I'll grant you that the standard does not technically guarantee that a uint32_t (or uint64_t) will actually be that many bytes, given that bit you quoted. But it's also worth noting that that same quotation says that it's exceedingly unusual. If performance is a concern, it's probably better to not access memory one byte at a time and instead assume (with very high safety) that you're not on that rather wacky machine architecture.
22 Jan, 2010, KaVir wrote in the 49th comment:
Votes: 0
David Haley said:
I'm not talking about size in memory, but performance.

Earlier in the thread you stated "If bools are one byte in size and not aligned, you will run into alignment issues there."

If you add padding bytes between your value bytes, it will increase the memory usage.

David Haley said:
I don't see where you're reading this.

"It took an average of 67,364 microseconds to execute this function. Now modify it to work on two bytes at a time instead of one byte at a time – which will halve the number of memory accesses."

"This function took 48,765 microseconds to process the same ten-megabyte buffer – 38% faster than Munge8. However, that buffer was aligned. If the buffer is unaligned, the time required increases to 66,385 microseconds – about a 27% speed penalty."

So the second test was 38% faster…but it only made half as many memory accesses. If you're only interested in 1 bit, it's the speed of memory access that matters.
22 Jan, 2010, David Haley wrote in the 50th comment:
Votes: 0
KaVir said:
Earlier in the thread you stated "If bools are one byte in size and not aligned, you will run into alignment issues there."

If you add padding bytes between your value bytes, it will increase the memory usage.

As I said in #48, I was talking about performance, not memory usage. Sorry for not making that clearer earlier. I thought we'd all been talking about performance all along, since Tonitrus was talking about speed.

To recontextualize, the initial claim that Elanthis and I objected to was:
Tonitrus said:
You waste a bunch of memory, but who cares, memory is much cheaper than processors, and accessing ints/bools is a lot faster than accessing bitfields, due to memory alignment issues and whatnot.

It seems that you have also suggested that this statement is incorrect, as you have just argued that reading things one byte at a time is faster than 4. You would have to further argue that the bitwise operator penalty is worse than the penalty for reading in the entire int over, say, a single byte.
22 Jan, 2010, Skol wrote in the 51st comment:
Votes: 0
I found an interesting read for me on memory access:(Btw thanks guys, learning is fun ;))
Data alignment: Straighten up and fly ri...

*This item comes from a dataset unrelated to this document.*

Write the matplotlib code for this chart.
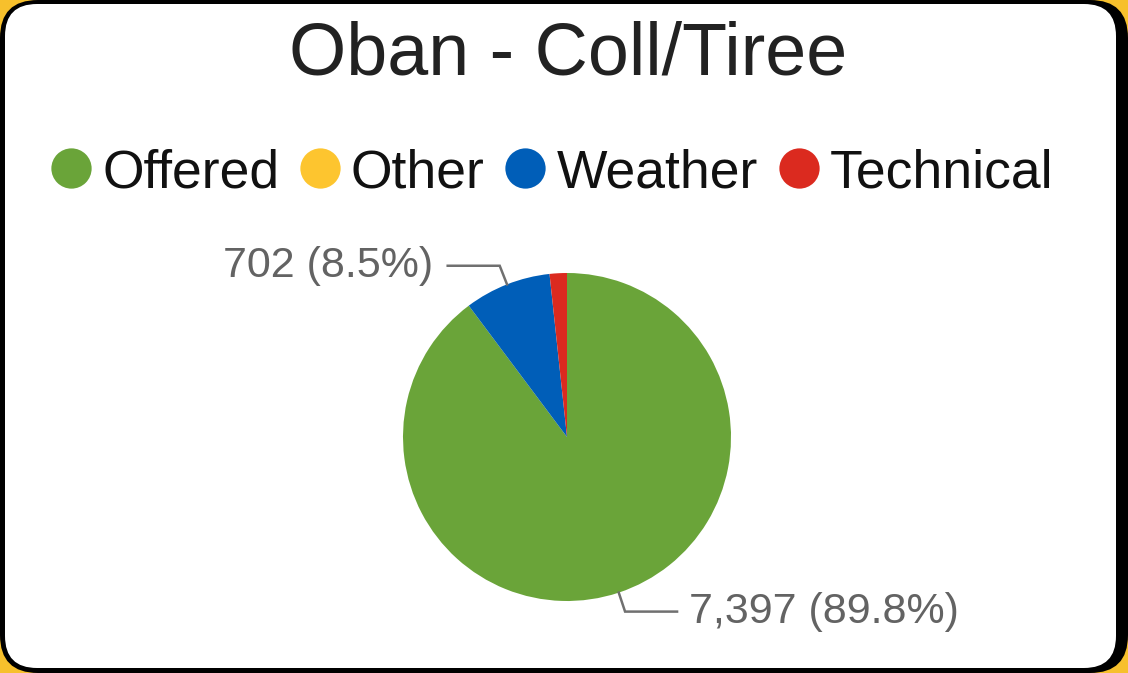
import numpy as np
import matplotlib.pyplot as plt
from matplotlib.patches import FancyBboxPatch
from matplotlib.lines import Line2D

plt.rcParams['font.family'] = ['Liberation Sans', 'DejaVu Sans']

title = "Oban - Coll/Tiree"
categories = ["Offered", "Other", "Weather", "Technical"]
values = [7397, 0, 702, 140]
colors = ["#6aa439", "#fdc52f", "#005eb8", "#db2a1f"]
labelled = ["Offered", "Weather"]

W, H = 1128, 673
fig = plt.figure(figsize=(W / 100, H / 100), dpi=100)
fig.patch.set_facecolor("#f7c02c")
ax = fig.add_axes([0, 0, 1, 1])


def py(y):
    # screen-style y (from top) to axes y
    return H - y


# card with black rim
ax.add_patch(FancyBboxPatch((0, 0), W, H, boxstyle="round,pad=0,rounding_size=38",
                            fc="black", ec="none"))
ax.add_patch(FancyBboxPatch((5, py(668)), 1111, 664, boxstyle="round,pad=0,rounding_size=32",
                            fc="white", ec="none"))

cx, cy, r = 567, py(437), 164
wedges, _ = ax.pie(values, colors=colors, startangle=90, counterclock=False,
                   center=(cx, cy), radius=r, frame=True,
                   wedgeprops=dict(linewidth=0))
ax.set_xlim(0, W)
ax.set_ylim(0, H)
ax.set_aspect("equal")
ax.axis("off")

total = sum(values)
for w, name, v in zip(wedges, categories, values):
    if name not in labelled:
        continue
    mid = np.deg2rad((w.theta1 + w.theta2) / 2)
    d = np.array([np.cos(mid), np.sin(mid)])
    p0 = np.array([cx, cy]) + r * d
    p1 = p0 + 20 * d
    side = 1 if d[0] >= 0 else -1
    p2 = p1 + np.array([side * 52, 0])
    ax.plot([p0[0], p1[0], p2[0]], [p0[1], p1[1], p2[1]], color="#707070", lw=1.8,
            solid_joinstyle="miter")
    gap = 12 if side > 0 else 15
    ax.text(p2[0] + side * gap, p2[1], f"{v:,} ({v / total * 100:.1f}%)",
            ha="left" if side > 0 else "right", va="center",
            fontsize=31, color="#636363")

fig.text(568 / W, 1 - 55 / H, title, ha="center", va="center", fontsize=53, color="#222222")

handles = [Line2D([], [], ls="none", marker="o", markersize=29, color=c, markeredgewidth=0)
           for c in colors]
fig.legend(handles, categories, loc="center", bbox_to_anchor=(552 / W, 1 - 173 / H),
           ncol=4, frameon=False, fontsize=38.5, handlelength=0.76, handletextpad=0.2,
           columnspacing=0.38, labelcolor="#111111")

fig.savefig("out.png", dpi=100, facecolor=fig.get_facecolor())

I was totally seeing memory just like they illustrated it, it was like seeing pictures of my thoughts vs what you were illustrating as far as bits. Nice ;).
22 Jan, 2010, Tonitrus wrote in the 52nd comment:
Votes: 0
I'm assuming that someone has misunderstood someone along the way, because trying to follow this all as one conversation keeps making my brain crash. Or possibly I'm stupid, whichever.

At any rate, what I was originally suggesting is to use bools/ints (I was mistakenly under the impression that they are the same) because you can just check the value and run with it without doing any bitwise operations on it. I don't know the speed of the instructions involved (or how the accessing of memory breaks down, instruction-wise), but that's half as many instructions (on our part) to read or write a value. True, it's 32x as much memory, but memory is much easier to expand/replace than processors.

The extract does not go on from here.